Я, кстати, поражаюсь какой-то немыслимой, феноменальной выносливости участников различных бесконечных посиделок у Цецилии Карловны[24]. Там, в Кремле, обитают какие-то сверхчеловеки! Их мочевые пузыри, по всей вероятности, изготовлялись на сталелитейных заводах...

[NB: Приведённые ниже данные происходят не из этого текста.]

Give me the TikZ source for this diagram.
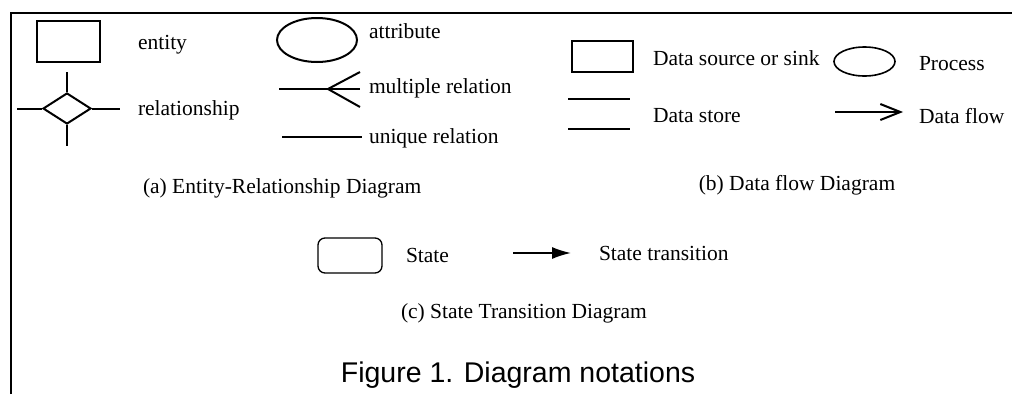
\documentclass[tikz,border=0pt]{standalone}
\usepackage{fontspec}
\setmainfont{Liberation Serif}
\newfontfamily\capfont{Liberation Sans}
\usepackage{tikz}
\usetikzlibrary{shapes.geometric,arrows.meta}

\begin{document}
\begin{tikzpicture}[x=1pt, y=-1pt, line width=2pt,
        txt/.style={anchor=base west, inner sep=0pt, font=\fontsize{21.5}{26}\selectfont},
        sym/.style={draw, inner sep=0pt}]
        \useasboundingbox (0,0) rectangle (1012,394);
        \draw[line width=2.4pt] (11,394) -- (11,13) -- (1012,13);
        % (a) entity-relationship
        \node[sym, rectangle, minimum width=63pt, minimum height=41pt] (entity) at (68.5,41.5) {};
        \node[txt] (entitytxt) at (137,49) {entity};
        \node[sym, diamond, minimum width=48pt, minimum height=31pt] (rel) at (67,108.5) {};
        \draw (rel.west) -- ++(-25,0);
        \draw (rel.east) -- ++(28,0);
        \draw (rel.north) -- ++(0,-20);
        \draw (rel.south) -- ++(0,21);
        \node[txt] (reltxt) at (137,115) {relationship};
        \node[sym, ellipse, minimum width=80pt, minimum height=44pt] (attr) at (317,40) {};
        \node[txt] (attrtxt) at (368,38) {attribute};
        \coordinate (fork) at (328,89);
        \draw (279,89) -- (fork) -- (360,89);
        \draw (360,72) -- (fork) -- (360,107);
        \node[txt] (multtxt) at (368,93) {multiple relation};
        \draw (282,137) -- (362,137);
        \node[txt] (unitxt) at (368,143) {unique relation};
        \node[txt] (capa) at (142,193) {(a) Entity-Relationship Diagram};
        % (b) data flow
        \node[sym, rectangle, line width=1.6pt, minimum width=61pt, minimum height=31pt] (source) at (602.5,56.5) {};
        \node[txt] (sourcetxt) at (652,65) {Data source or sink};
        \node[sym, ellipse, line width=1.6pt, minimum width=61pt, minimum height=29pt] (proc) at (864.5,61.5) {};
        \node[txt] (proctxt) at (918,70) {Process};
        \draw (568,99) -- (630,99);
        \draw (568,129) -- (630,129);
        \node[txt] (storetxt) at (652,122) {Data store};
        \draw[-{Straight Barb[length=20pt,width=16pt]}] (835,112) -- (903,112);
        \node[txt] (flowtxt) at (918,123) {Data flow};
        \node[txt, anchor=base] (capb) at (797,190) {(b) Data flow Diagram};
        % (c) state transition
        \node[sym, rectangle, rounded corners=7pt, line width=1.3pt, minimum width=64pt, minimum height=35pt] (state) at (350,255.5) {};
        \node[txt] (statetxt) at (405,262) {State};
        \draw[line width=1.5pt, -{Latex[length=19pt,width=12pt]}] (513,253) -- (571,253);
        \node[txt] (transtxt) at (598,260) {State transition};
        \node[txt] (capc) at (400,318) {(c) State Transition Diagram};
        \node[anchor=base, inner sep=0pt, font=\capfont\fontsize{28.5}{34}\selectfont] (fig) at (518,382) {Figure 1. Diagram notations};
    \end{tikzpicture}
\end{document}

Как-то я с приятелем — нам тогда было 13—14 лет — оказались в районе Смольного. И, долго блуждая без устали, захотели по малой нужде. Публичных отхожих мест поблизости не было, и мы зашли в здание, в котором не так давно обучались благородству девицы-смолянки. Надобно Вам сказать, что нас никто не остановил — просто никого не было у входа. В это сейчас невозможно поверить. Словом, мы оказались в длинном, пустынном, словно вымершем коридоре, где не без труда обнаружили отхожее место. Я думаю, что сейчас оно покрыто кафелем да мрамором. Но тогда мы были потрясены ветхостью этой приватной комнаты. Обшарпанные стены, грязь, какой-то простенький алюминиевый проржавевший наклонный желобок, в воздухе разлито зловоние нечистот и так далее. Я сказал своему товарищу — "Неужели здесь справляет нужду сам Киров?!" (Правда, я использовал менее изящный оборот.) И именно на этих моих словах открывается дверь и входит Киров. Сергей Миронович. Он явно услышал мои слова. С какой свирепостью он взглянул на нас! "Что вы здесь делаете!? Вон отсюда!!!" Нас словно ветром сдуло. Ну подумайте, какое немилосердие!